The LiteChainRL is still under development and may have some unknown bugs. Any issues and pull requests are welcome. Currently it only supports GRPO. The higher version vLLM can still run the LoRAEngine in the rollout/lora_engine.py but have generation bugs.
To prototype your agent with our project. You just need to do 5 steps.
- Define your own
Trigger. - Define your own
Dataset. - Define your own
Reward. - Import your own
DatasetandRewardin thetrain.py. - Set the configuration file and launch the training.
Define your own Trigger based on BaseTrigger class in trigger/base_trigger.py. Your Trigger should contain trigger and copy method. The trigger method will get every step generation of the rollout LLM as parameter. If the generation fulfill your patterns, the trigger method should return a string that append to the generation. The LoRAEngine will stop the generation request, add your new string after it, and send new generation request to the vLLM engine. As for the copy method, it should return a new Trigger instance. Since during the sampling step in the rollout, it is necessary for every prompt to hold its own Trigger.
You can also refer to trigger/code_trigger.py. The CodeTrigger in it will stop the generation when Python code block detected. Then it will execute it, catch the printed output and wrap the output with <Code Result></Code Result>. Similary, you can design something like FunctionCallTrigger that can detect function call pattern in the LLM generation and send request to a remote server and append the response to LLM generation.
There are also a NoneTrigger in trigger/none_trigger.py. It always return None. So it will never append new text to a generation. It is used for single-turn generation.
Your should define your own Dataset based on torch.utils.data.Dataset. The __getitem__ method of your own Dataset should return a triplet. The frist is a prompt. The second is a Trigger instance that uses your designed Trigger in the earlier step. The third is the metadata, which will be used for Reward later.

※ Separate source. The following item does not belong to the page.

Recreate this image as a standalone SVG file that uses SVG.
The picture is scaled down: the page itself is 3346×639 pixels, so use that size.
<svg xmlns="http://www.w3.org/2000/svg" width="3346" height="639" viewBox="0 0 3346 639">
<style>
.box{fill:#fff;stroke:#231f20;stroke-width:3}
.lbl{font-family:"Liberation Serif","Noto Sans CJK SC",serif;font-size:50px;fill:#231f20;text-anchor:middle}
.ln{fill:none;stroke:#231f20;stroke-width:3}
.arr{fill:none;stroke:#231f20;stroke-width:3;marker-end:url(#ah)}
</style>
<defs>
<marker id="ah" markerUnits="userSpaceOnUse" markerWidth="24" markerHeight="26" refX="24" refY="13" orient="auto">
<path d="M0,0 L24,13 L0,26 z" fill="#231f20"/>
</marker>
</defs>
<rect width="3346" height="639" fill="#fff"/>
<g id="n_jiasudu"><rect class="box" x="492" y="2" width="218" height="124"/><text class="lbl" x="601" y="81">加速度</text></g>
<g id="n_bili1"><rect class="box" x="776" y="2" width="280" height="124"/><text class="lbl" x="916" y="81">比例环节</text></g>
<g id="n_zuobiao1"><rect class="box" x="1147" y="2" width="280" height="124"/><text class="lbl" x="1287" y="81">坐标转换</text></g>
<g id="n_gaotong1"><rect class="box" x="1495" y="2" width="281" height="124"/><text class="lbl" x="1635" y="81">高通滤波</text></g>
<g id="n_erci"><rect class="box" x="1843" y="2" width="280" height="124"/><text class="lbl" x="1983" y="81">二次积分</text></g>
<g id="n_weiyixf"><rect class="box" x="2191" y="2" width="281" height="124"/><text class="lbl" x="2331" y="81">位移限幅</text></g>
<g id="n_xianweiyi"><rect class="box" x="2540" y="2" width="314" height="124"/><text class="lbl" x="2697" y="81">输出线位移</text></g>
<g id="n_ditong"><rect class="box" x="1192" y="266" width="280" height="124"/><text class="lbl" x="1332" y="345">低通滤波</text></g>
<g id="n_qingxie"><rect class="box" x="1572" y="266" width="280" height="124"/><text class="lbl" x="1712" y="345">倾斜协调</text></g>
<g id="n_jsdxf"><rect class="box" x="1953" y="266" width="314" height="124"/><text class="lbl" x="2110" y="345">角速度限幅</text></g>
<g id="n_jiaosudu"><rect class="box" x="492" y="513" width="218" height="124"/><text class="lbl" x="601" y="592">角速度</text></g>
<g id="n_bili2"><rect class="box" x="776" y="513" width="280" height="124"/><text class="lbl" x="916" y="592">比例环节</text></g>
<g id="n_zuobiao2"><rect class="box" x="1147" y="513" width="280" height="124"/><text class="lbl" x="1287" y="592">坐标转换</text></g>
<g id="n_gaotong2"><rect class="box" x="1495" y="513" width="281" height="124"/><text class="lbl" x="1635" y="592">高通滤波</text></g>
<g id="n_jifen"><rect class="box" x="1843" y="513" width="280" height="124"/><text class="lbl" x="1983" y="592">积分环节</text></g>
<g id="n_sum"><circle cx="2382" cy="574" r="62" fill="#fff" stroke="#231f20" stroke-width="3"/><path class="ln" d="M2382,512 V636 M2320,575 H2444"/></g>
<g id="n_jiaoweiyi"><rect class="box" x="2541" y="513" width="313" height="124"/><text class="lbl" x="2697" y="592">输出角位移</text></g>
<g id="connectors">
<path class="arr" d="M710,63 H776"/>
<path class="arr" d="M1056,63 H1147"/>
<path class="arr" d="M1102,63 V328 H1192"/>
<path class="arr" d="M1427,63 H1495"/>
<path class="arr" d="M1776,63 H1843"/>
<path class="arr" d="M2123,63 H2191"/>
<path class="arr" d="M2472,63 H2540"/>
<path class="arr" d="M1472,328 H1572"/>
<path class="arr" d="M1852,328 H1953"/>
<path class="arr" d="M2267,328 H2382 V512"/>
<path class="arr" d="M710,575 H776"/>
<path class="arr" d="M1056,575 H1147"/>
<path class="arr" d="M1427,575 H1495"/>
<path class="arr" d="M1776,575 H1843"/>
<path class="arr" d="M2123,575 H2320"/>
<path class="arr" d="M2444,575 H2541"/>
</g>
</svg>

Currently Reward only supports rule-based reward and LoRAEngine reward. The latter one is use the base model you choose to join the reward step. Therefore, you need to remain a argument in the __init__ method for pass the LoRAEngine instance. Then you need to define the reward(self, items, metadata) method.
The example shows in reward/code_eval_reward.py. You can check it for more implementation details.
Edit the train.py to import your own Dataset and Reward. Then instanciate your Dataset. The detailed location marks with # NOTE: in the file.
Edit ds_config.json for Deepspeed config, lora_config.json for LoRA config and train.sh for training config. Then lauch with
bash train.shThe TinyZero is a simple RL project. We reimplemented it here as an simple example. The detail of TinyZero task can be founded here.
The task is simple. However, there is a high risk for LLM to calculate a mathematical expression incorrectly. Therefore, the best idea is to give it a "calculator". In other worlds, the LLM need to use the "calculator" as a tool to implement complex tasks.
Training on 1024 samples takes about 13 hours with 2 H20 GPUs. One H20 for vLLM rollout generation and one H20 for training. More GPUs will accelerate the training process.
Our LiteChainRL preliminary supports Qwen3 for multi-turn RL training. Currently the demo can use newest vLLM-0.8.5 to run Qwen3. However, the preliminary test shows that Qwen3 may have a restricted format requirements. Specifically, Qwen3 enables open/close the thinking. This function is implemented by adding a <think></think> label. If you want to close the think, you need to add an empty label before the generation start. However, if you close the think, the generation is too short.